Visually, Season 2 pushes the envelope. The moody atmosphere is thicker, the gothic architecture more oppressive, and the sets reflect Wednesday’s internal pressure: candlelit hallways, windows boarded against storms, and items of classical horror tucked into the background. The horror elements borrow from slasher tropes and psychological creepiness, yet the series retains its sardonic humor. Wednesday herself remains unflinching, often cracking a quick line as something monstrous unfolds. But her deadpan exterior hides a protagonist who is tired, conflicted, and moving toward something she cannot yet name.

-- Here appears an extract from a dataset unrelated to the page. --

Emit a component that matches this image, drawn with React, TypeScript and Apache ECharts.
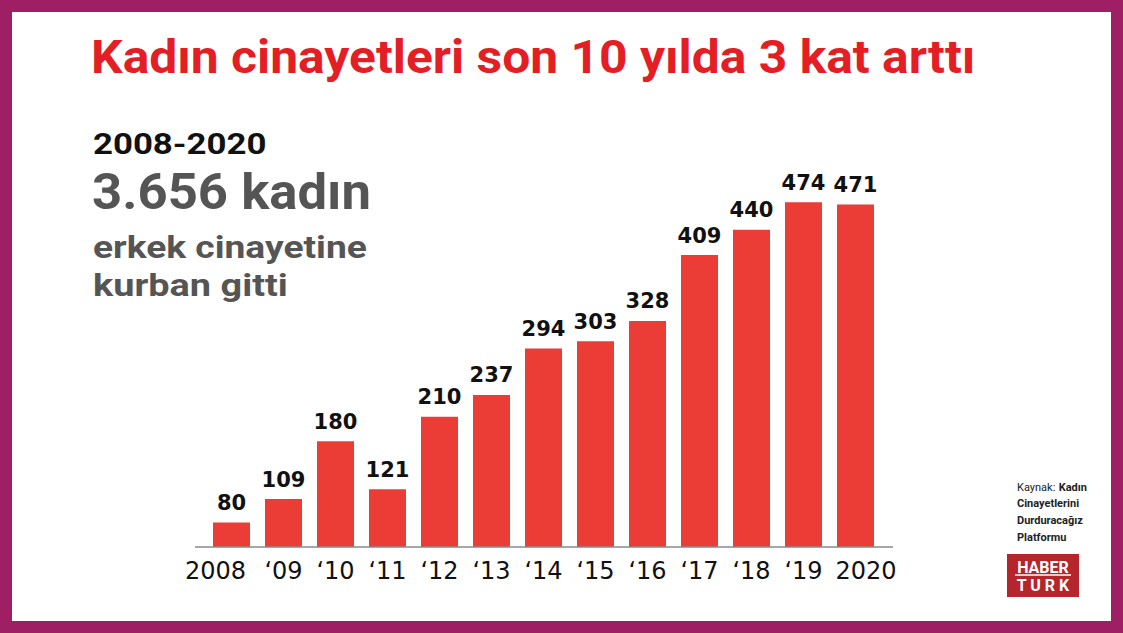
import React, { useEffect, useRef } from "react";
import * as echarts from "echarts";

const categories = ["2008", "‘09", "‘10", "‘11", "‘12", "‘13", "‘14", "‘15", "‘16", "‘17", "‘18", "‘19", "2020"];
const values = [80, 109, 180, 121, 210, 237, 294, 303, 328, 409, 440, 474, 471];

const titleText = "Kadın cinayetleri son 10 yılda 3 kat arttı";
const periodText = "2008-2020";
const totalText = "3.656 kadın";
const subLines = ["erkek cinayetine", "kurban gitti"];
const sourceLines = ["Kadın", "Cinayetlerini", "Durduracağız", "Platformu"];

const FONT = "Roboto, 'Noto Sans', sans-serif";
const WIDE = "'DejaVu Sans', sans-serif";

export default function App() {
  const ref = useRef<HTMLDivElement>(null);
  useEffect(() => {
    if (!ref.current) return;
    const chart = echarts.init(ref.current, undefined, { renderer: "svg" });
    const graphics: any[] = [
      { type: "rect", shape: { x: 12, y: 12, width: 1099, height: 609 }, style: { fill: "#ffffff" }, z: 0 },
      {
        type: "text", x: 91, y: 58, z: 5, scaleX: 1.082,
        style: { text: titleText, fill: "#E31E25", font: `bold 46px ${FONT}`, verticalAlign: "middle", align: "left" },
      },
      {
        type: "text", x: 93, y: 144, z: 5, scaleX: 1.16,
        style: { text: periodText, fill: "#111111", font: `bold 30px ${FONT}`, verticalAlign: "middle" },
      },
      {
        type: "text", x: 92, y: 192, z: 5, scaleX: 1.053,
        style: { text: totalText, fill: "#555555", font: `bold 50px ${FONT}`, verticalAlign: "middle" },
      },
      {
        type: "text", x: 93, y: 247, z: 5, scaleX: 1.162,
        style: { text: subLines[0], fill: "#555555", font: `bold 32px ${FONT}`, verticalAlign: "middle" },
      },
      {
        type: "text", x: 93, y: 285, z: 5, scaleX: 1.184,
        style: { text: subLines[1], fill: "#555555", font: `bold 32px ${FONT}`, verticalAlign: "middle" },
      },
      {
        type: "line", z: 5,
        shape: { x1: 195, y1: 547, x2: 893, y2: 547 },
        style: { stroke: "#8a8a8a", lineWidth: 1.5 },
      },
      {
        type: "text", x: 1017, y: 487, z: 5,
        style: {
          text: "{n|Kaynak:} {b|" + sourceLines[0] + "}",
          verticalAlign: "middle",
          rich: {
            n: { font: `11px ${FONT}`, fill: "#222" },
            b: { font: `bold 11px ${FONT}`, fill: "#222" },
          },
        },
      },
      ...sourceLines.slice(1).map((t, i) => ({
        type: "text", x: 1017, y: 503.7 + i * 16.7, z: 5,
        style: { text: t, fill: "#222", font: `bold 11px ${FONT}`, verticalAlign: "middle" },
      })),
      { type: "rect", z: 5, shape: { x: 1007, y: 554, width: 72, height: 43 }, style: { fill: "#B5252B" } },
      {
        type: "text", x: 1043, y: 567, z: 6,
        style: { text: "HABER", fill: "#fff", font: `bold 16px ${FONT}`, align: "center", verticalAlign: "middle" },
      },
      { type: "line", z: 6, shape: { x1: 1015, y1: 575, x2: 1071, y2: 575 }, style: { stroke: "#fff", lineWidth: 1.5 } },
      {
        type: "text", x: 1043, y: 585, z: 6,
        style: { text: "T U R K", fill: "#fff", font: `bold 16px ${FONT}`, align: "center", verticalAlign: "middle" },
      },
    ];

    const last = categories.length - 1;
    chart.setOption({
      animation: false,
      backgroundColor: "#9E1F63",
      grid: { left: 205.5, right: 241.5, top: 181, bottom: 86 },
      xAxis: {
        type: "category",
        data: categories,
        axisLine: { show: false },
        axisTick: { show: false },
        axisLabel: {
          color: "#111", fontSize: 24, fontFamily: WIDE, margin: 12, interval: 0,
          formatter: (v: string, i: number) => (i === 0 ? `{first|${v}}` : i === last ? `{last|${v}}` : v),
          rich: {
            first: { color: "#111", fontSize: 24, fontFamily: WIDE, padding: [0, 32, 0, 0] },
            last: { color: "#111", fontSize: 24, fontFamily: WIDE, padding: [0, 0, 0, 21] },
          },
        },
      },
      yAxis: { type: "value", min: 50, max: 500, show: false, splitLine: { show: false } },
      series: [
        {
          type: "bar",
          data: values,
          barWidth: 37,
          itemStyle: { color: "#EB3C35" },
          label: { show: true, position: "top", distance: 9, color: "#111", fontSize: 21, fontWeight: "bold", fontFamily: WIDE },
          z: 3,
        },
      ],
      graphic: graphics,
    });
    return () => chart.dispose();
  }, []);
  return <div ref={ref} style={{ position: "fixed", left: 0, top: 0, width: 1123, height: 633 }} />;
}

Ultimately, Season 2 of Wednesday is about legacy, identity, and the cost of being exceptional. Wednesday may have saved the academy once, but what happens when the school regards her as its saviour and she must decide whether to accept or reject that role? Is she monster or hero? Friend or outsider? The answers are messy, the alliances shifting, and the darkness deeper than before. For fans of the strange, the kooky and the macabre, this season promises more chills, more revelations, and the faint hope that even the darkest people can find a place where they belong.